Olhando para trás, podemos ver exemplos de que para ditadores como Putin é vital manter o apoio do Exército e dos líderes políticos, o que se consegue através da corrupção e pagando-lhes muito. O problema é que você não pode pagar a todos. É por isso que quando vejo os protestos na Rússia olho para a polícia. Imagine que 100.000 russos vão às ruas para protestar e a polícia recebe a ordem de dispersá-los e prendê-los, mas eles se recusam porque não têm dinheiro nem para comer. Esse é o início de uma revolução. A história nos mostra como é incrivelmente fácil quebrar uma coisa e como é extremamente difícil criar uma coisa. É isso que está acontecendo agora: estamos quebrando coisas.

 

O futuro é sombrio…

 

Eu gostaria que não fosse e pudesse ver dias felizes pela frente. Mas posso ver vários cenários ainda piores se quisermos ficar mais deprimidos. O que acontecerá quando as crianças ucranianas começarem a passar fome? O que acontecerá quando os russos cruzarem a linha bombardeando áreas civis? O que acontecerá quando começarem a destruir grandes áreas de Kiev e matar milhares de civis inocentes? O Ocidente vai ficar parado quando tem forças armadas tão poderosas para deter Putin? Imagine viver em uma pequena cidade na fronteira entre a Polônia e a Ucrânia. Num lado, todos estão protegidos do ataque russo enquanto do outro lado todos estão sendo bombardeados. Onde está a justiça nisso?

 

Os nacionalismos e os populismos ameaçaram a unidade europeia nos últimos anos. A guerra atual ajudará a fortalecer a identidade comunitária?

 

Sim, penso que já o fizeram. Mas, novamente, o problema é muito arbitrário. Eu fiz muitas gravações na Bielorrússia e conheço pessoas maravilhosas, mas elas estão sendo terrivelmente oprimidas por esse tenebroso líder, Lukashenko, que tortura jornalistas. E estamos na Europa. Certamente eles pensam: por que não nasci na Polônia? O que me preocupa quando as pessoas falam sobre a unidade europeia é que eles querem dizer apenas a unidade da União Europeia. Mas isso não é a Europa, a Ucrânia também faz parte da Europa.

 

Os crimes do nazismo e do stalinismo são comparáveis?

 

Ambos podem ser examinados e, por implicação, estão sendo comparados. O que eu deliberadamente me recuso a abordar no livro é quem foi pior. É uma pergunta que não pode ser respondida nesses termos. O que significa pior? Os números? Hitler provavelmente matou mais, mas foi pior por isso? Tente dizer isso às crianças Kalmyk que morreram de fome nas deportações com as quais Stalin procurou limpar seu grupo étnico ou aos oficiais poloneses mortos em Katyn. Eu nunca diria que o sofrimento é pior.

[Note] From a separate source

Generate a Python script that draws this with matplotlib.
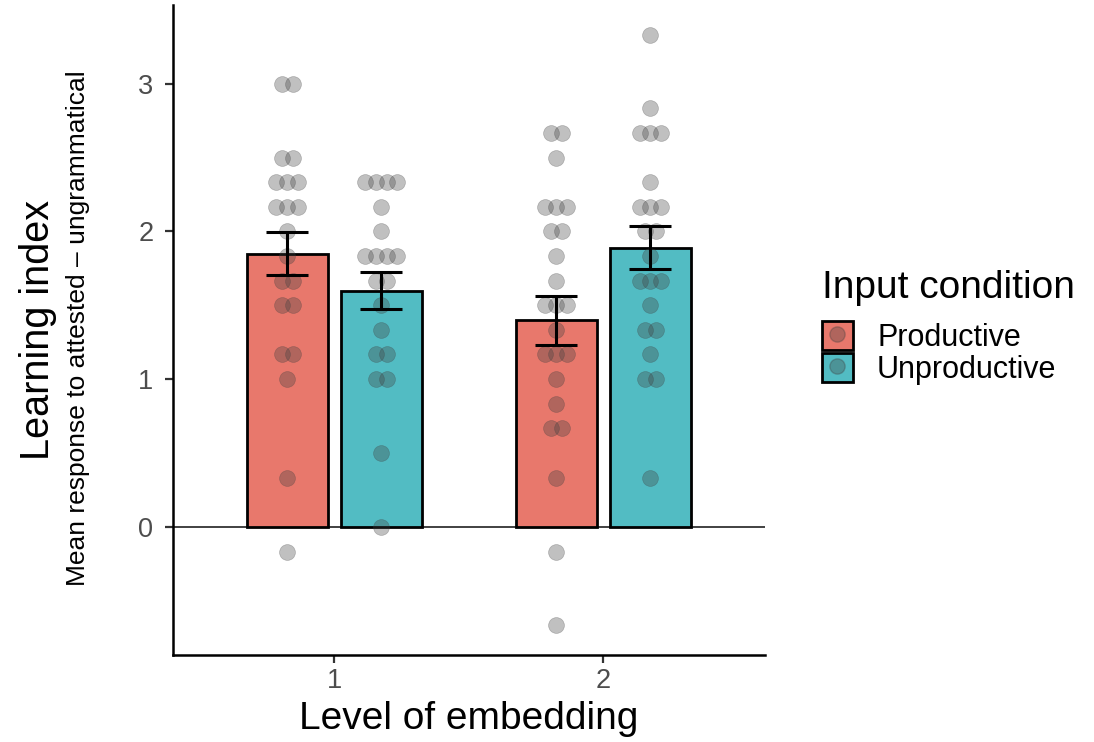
import numpy as np
import matplotlib.pyplot as plt
from matplotlib.patches import Patch
from matplotlib.lines import Line2D
from matplotlib.legend_handler import HandlerTuple

# data
levels = ['1', '2']
conditions = ['Productive', 'Unproductive']
colors = ['#E8786C', '#52BCC3']

prod_means = [1.85, 1.40]
prod_se = [0.146, 0.166]
unprod_means = [1.60, 1.89]
unprod_se = [0.125, 0.145]

prod_lvl1 = [3.0, 3.0, 2.5, 2.5, 2.333, 2.333, 2.333, 2.167, 2.167, 2.167, 2.0,
             1.833, 1.667, 1.667, 1.5, 1.5, 1.167, 1.167, 1.0, 0.333, -0.167]
unprod_lvl1 = [2.333, 2.333, 2.333, 2.333, 2.167, 2.0, 1.833, 1.833, 1.833, 1.833,
               1.667, 1.667, 1.5, 1.333, 1.167, 1.167, 1.0, 1.0, 0.5, 0.0]
prod_lvl2 = [2.667, 2.667, 2.5, 2.167, 2.167, 2.167, 2.0, 2.0, 1.833, 1.667,
             1.5, 1.5, 1.5, 1.333, 1.167, 1.167, 1.167, 1.0, 0.833, 0.667, 0.667,
             0.333, -0.167, -0.667]
unprod_lvl2 = [3.333, 2.833, 2.667, 2.667, 2.667, 2.333, 2.167, 2.167, 2.167, 2.0,
               2.0, 1.833, 1.667, 1.667, 1.667, 1.5, 1.333, 1.333, 1.167, 1.0, 1.0,
               0.333]

points = [[prod_lvl1, prod_lvl2], [unprod_lvl1, unprod_lvl2]]
means = [prod_means, unprod_means]
ses = [prod_se, unprod_se]

plt.rcParams['font.family'] = ['Liberation Sans', 'DejaVu Sans']

fig = plt.figure(figsize=(10.94, 7.42), dpi=100)
ax = fig.add_axes([0.158, 0.1173, 0.541, 0.876])

x = np.arange(1, len(levels) + 1)
dodge = 0.175
bar_w = 0.30


def spread(vals, step=0.04):
    # put points with the same value side by side
    vals = np.asarray(vals)
    offs = np.zeros(len(vals))
    for v in np.unique(vals):
        idx = np.where(vals == v)[0]
        k = len(idx)
        offs[idx] = (np.arange(k) - (k - 1) / 2) * step
    return offs


ax.axhline(0, color='#333333', lw=1.3, zorder=1)

for c in range(len(conditions)):
    xc = x + (c * 2 - 1) * dodge
    ax.bar(xc, means[c], width=bar_w, color=colors[c], edgecolor='black',
           linewidth=2.0, zorder=2)
    for i in range(len(levels)):
        vals = points[c][i]
        ax.scatter(xc[i] + spread(vals), vals, s=130, color='#404040', alpha=0.33,
                   edgecolors='#404040', linewidths=0.5, zorder=3)
    ax.errorbar(xc, means[c], yerr=ses[c], fmt='none', ecolor='black',
                elinewidth=2.2, capsize=15, capthick=2.2, zorder=4)

ax.set_xlim(0.4, 2.6)
ax.set_ylim(-0.867, 3.533)
ax.set_xticks(x)
ax.set_xticklabels(levels)
ax.set_yticks([0, 1, 2, 3])
for s in ['top', 'right']:
    ax.spines[s].set_visible(False)
for s in ['left', 'bottom']:
    ax.spines[s].set_linewidth(1.8)
ax.tick_params(labelsize=19.5, labelcolor='#4D4D4D', color='#333333',
               width=1.6, length=6)
ax.tick_params(axis='y', pad=8)

ax.set_xlabel('Level of embedding', fontsize=28, labelpad=5)

# two-line y title: big label and smaller subtitle
fig.text(38 / 1094, 1 - 330 / 742, 'Learning index', rotation=90, fontsize=28.5,
         ha='center', va='center')
fig.text(78 / 1094, 1 - 328 / 742, 'Mean response to attested \u2013 ungrammatical',
         rotation=90, fontsize=19, ha='center', va='center')

# legend title as its own text so the gap below it can be set
fig.text(822 / 1094, 1 - 288 / 742, 'Input condition', fontsize=28,
         ha='left', va='center')

handles = []
for c in range(len(conditions)):
    handles.append((Patch(facecolor=colors[c], edgecolor='black', linewidth=2.0),
                    Line2D([], [], marker='o', ls='none', markersize=11,
                           color='#404040', alpha=0.33)))
leg = fig.legend(handles, conditions, handler_map={tuple: HandlerTuple(ndivide=1)},
                 loc='upper left', bbox_to_anchor=(822 / 1094, 1 - 321 / 742),
                 frameon=False, fontsize=22, handlelength=1.0, handleheight=1.1,
                 labelspacing=0.0, handletextpad=0.8, borderpad=0,
                 borderaxespad=0)

fig.savefig('out.png', dpi=100)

O que sempre digo é que o Holocausto é um crime singular, com aspectos que o diferenciam de tudo o que já foi cometido. E isso significa que é um evento histórico terrível. E Stalin não fez isso, e mesmo assim também foi horrível: matou pessoas completamente inocentes apenas porque pertenciam a um determinado grupo. Entrevistei um Kalmyk que havia sido condecorado por bravura no Exército Vermelho e mesmo assim foi enviado para um campo de concentração. Ao final da guerra, as péssimas condições desse grupo fizeram com que houvesse mais mortes do que nascimentos, de modo que foram sendo gradualmente exterminados. Nunca houve uma decisão de matar todas aquelas pessoas, mas há aspectos semelhantes às políticas do Holocausto.

 

O que você perguntaria a Hitler e Stalin caso estivesse na presença deles?

 

Penso que não faria nenhum sentido perguntar nada a eles, porque de que adianta perguntar alguma coisa a alguém se você sabe que essa pessoa vai mentir. Se você perguntar a Hitler por que matou os judeus, ele responderá com todas as suas falácias sobre a culpa dos judeus; e Stalin lhe responderá que não é responsável pelo massacre de poloneses na floresta de Katyn, quando temos o documento que o confirma e até sabemos disso pelas conversas entre Churchill e Roosevelt, que permaneceram em silêncio porque precisavam dos soviéticos como aliados. Apesar do que Putin está fazendo, não o colocaria na mesma categoria de inferno que os outros dois, no sentido de que ele ainda não se desenvolveu tanto. Mas quando você vê o ministro das Relações Exteriores russo falando sobre o governo ucraniano, seu discurso é mentira atrás de mentira. É como quando você fala com uma criança e ela lhe diz: “Não, eu não fiz isso”.